STATED EXERCISE
From the line with "Give me the" to the line with "var lineH = 21;", both included, repeat each line exactly and leave out the pictures.

START GIVEN DATA

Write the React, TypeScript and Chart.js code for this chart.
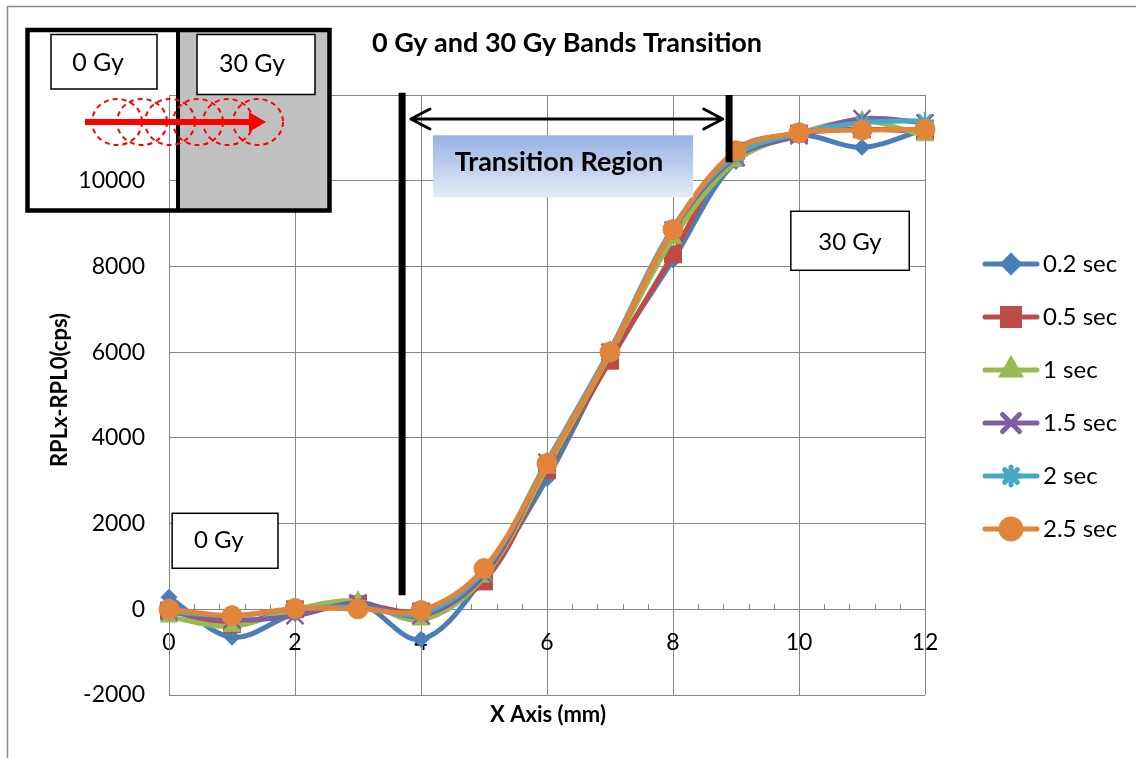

END GIVEN DATA
START GIVEN DATA

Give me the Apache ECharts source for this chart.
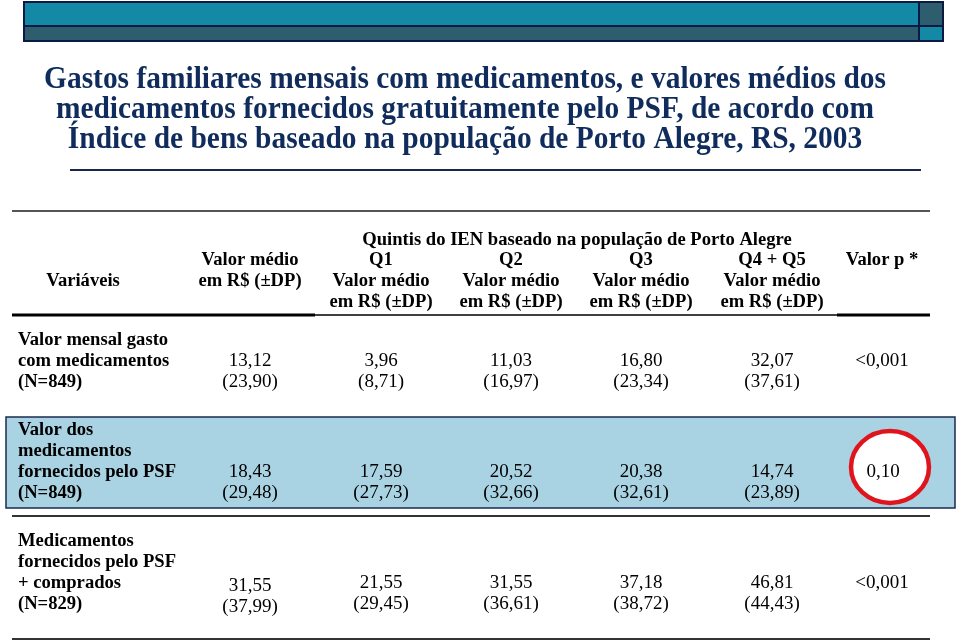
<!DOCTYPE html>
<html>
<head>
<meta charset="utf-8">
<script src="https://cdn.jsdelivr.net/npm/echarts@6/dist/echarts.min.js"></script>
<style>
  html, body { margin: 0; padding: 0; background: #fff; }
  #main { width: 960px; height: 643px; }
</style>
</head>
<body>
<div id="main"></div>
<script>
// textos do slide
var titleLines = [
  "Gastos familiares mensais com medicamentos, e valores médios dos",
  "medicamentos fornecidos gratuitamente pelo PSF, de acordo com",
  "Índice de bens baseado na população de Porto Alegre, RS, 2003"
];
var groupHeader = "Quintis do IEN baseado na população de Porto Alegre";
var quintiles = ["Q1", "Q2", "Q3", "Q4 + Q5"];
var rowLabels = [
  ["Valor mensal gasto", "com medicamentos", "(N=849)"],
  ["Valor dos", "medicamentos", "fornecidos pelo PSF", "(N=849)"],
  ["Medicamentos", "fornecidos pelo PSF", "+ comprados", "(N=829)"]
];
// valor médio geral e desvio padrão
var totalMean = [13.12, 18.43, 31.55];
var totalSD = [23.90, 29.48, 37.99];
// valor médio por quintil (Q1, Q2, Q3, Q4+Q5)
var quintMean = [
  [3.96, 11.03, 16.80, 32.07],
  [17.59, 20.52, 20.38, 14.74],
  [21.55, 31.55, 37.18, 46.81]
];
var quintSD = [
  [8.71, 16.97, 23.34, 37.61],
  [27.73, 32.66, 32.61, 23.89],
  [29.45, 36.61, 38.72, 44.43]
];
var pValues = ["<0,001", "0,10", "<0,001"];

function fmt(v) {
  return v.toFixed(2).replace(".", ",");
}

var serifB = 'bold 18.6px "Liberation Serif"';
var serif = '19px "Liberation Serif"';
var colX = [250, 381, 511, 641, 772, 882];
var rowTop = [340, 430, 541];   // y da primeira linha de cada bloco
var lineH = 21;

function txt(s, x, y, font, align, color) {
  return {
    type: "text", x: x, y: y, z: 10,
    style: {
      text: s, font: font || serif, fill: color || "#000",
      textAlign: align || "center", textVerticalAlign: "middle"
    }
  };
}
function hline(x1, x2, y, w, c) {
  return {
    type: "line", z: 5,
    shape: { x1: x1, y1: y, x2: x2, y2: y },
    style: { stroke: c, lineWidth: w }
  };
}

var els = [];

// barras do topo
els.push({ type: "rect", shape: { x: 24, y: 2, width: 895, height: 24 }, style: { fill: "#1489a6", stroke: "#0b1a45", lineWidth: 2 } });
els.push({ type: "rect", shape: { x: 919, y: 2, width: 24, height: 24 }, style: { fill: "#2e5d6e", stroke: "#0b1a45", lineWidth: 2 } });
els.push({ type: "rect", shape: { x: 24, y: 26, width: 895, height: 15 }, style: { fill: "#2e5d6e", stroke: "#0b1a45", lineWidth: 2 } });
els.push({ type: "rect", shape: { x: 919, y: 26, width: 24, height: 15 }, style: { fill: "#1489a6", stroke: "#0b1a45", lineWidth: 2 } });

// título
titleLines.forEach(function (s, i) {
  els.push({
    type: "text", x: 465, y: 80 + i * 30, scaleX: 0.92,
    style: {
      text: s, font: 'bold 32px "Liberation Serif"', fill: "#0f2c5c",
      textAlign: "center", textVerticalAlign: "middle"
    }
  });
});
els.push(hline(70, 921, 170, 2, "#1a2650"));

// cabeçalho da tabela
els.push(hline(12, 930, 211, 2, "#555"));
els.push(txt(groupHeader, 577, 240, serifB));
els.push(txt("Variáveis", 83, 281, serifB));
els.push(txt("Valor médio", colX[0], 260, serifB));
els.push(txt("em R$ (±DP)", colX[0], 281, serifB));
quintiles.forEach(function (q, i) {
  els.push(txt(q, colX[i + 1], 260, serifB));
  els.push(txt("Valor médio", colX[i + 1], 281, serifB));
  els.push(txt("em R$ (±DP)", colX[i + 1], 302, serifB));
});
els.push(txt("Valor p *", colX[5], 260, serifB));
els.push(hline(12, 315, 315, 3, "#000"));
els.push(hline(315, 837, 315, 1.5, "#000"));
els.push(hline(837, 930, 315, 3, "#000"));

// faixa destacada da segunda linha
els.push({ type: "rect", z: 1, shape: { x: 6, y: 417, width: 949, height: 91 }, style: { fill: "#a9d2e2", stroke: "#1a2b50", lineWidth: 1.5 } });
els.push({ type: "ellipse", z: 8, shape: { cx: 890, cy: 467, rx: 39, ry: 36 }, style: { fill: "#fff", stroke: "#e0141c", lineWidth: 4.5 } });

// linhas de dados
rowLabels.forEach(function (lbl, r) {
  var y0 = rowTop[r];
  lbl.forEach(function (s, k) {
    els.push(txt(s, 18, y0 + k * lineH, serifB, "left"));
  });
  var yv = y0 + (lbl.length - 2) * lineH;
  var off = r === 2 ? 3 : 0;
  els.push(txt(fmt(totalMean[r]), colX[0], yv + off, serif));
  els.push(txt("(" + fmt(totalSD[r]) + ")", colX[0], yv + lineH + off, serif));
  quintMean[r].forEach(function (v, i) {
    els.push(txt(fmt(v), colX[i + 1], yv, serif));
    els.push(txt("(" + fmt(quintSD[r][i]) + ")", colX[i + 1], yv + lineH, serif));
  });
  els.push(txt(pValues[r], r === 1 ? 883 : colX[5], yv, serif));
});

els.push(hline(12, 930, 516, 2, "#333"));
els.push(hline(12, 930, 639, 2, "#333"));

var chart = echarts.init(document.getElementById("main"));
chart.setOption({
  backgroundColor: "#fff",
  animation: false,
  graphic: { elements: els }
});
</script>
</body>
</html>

END GIVEN DATA

SOLUTION
Give me the Apache ECharts source for this chart.
<!DOCTYPE html>
<html>
<head>
<meta charset="utf-8">
<script src="https://cdn.jsdelivr.net/npm/echarts@6/dist/echarts.min.js"></script>
<style>
  html, body { margin: 0; padding: 0; background: #fff; }
  #main { width: 960px; height: 643px; }
</style>
</head>
<body>
<div id="main"></div>
<script>
// textos do slide
var titleLines = [
  "Gastos familiares mensais com medicamentos, e valores médios dos",
  "medicamentos fornecidos gratuitamente pelo PSF, de acordo com",
  "Índice de bens baseado na população de Porto Alegre, RS, 2003"
];
var groupHeader = "Quintis do IEN baseado na população de Porto Alegre";
var quintiles = ["Q1", "Q2", "Q3", "Q4 + Q5"];
var rowLabels = [
  ["Valor mensal gasto", "com medicamentos", "(N=849)"],
  ["Valor dos", "medicamentos", "fornecidos pelo PSF", "(N=849)"],
  ["Medicamentos", "fornecidos pelo PSF", "+ comprados", "(N=829)"]
];
// valor médio geral e desvio padrão
var totalMean = [13.12, 18.43, 31.55];
var totalSD = [23.90, 29.48, 37.99];
// valor médio por quintil (Q1, Q2, Q3, Q4+Q5)
var quintMean = [
  [3.96, 11.03, 16.80, 32.07],
  [17.59, 20.52, 20.38, 14.74],
  [21.55, 31.55, 37.18, 46.81]
];
var quintSD = [
  [8.71, 16.97, 23.34, 37.61],
  [27.73, 32.66, 32.61, 23.89],
  [29.45, 36.61, 38.72, 44.43]
];
var pValues = ["<0,001", "0,10", "<0,001"];

function fmt(v) {
  return v.toFixed(2).replace(".", ",");
}

var serifB = 'bold 18.6px "Liberation Serif"';
var serif = '19px "Liberation Serif"';
var colX = [250, 381, 511, 641, 772, 882];
var rowTop = [340, 430, 541];   // y da primeira linha de cada bloco
var lineH = 21;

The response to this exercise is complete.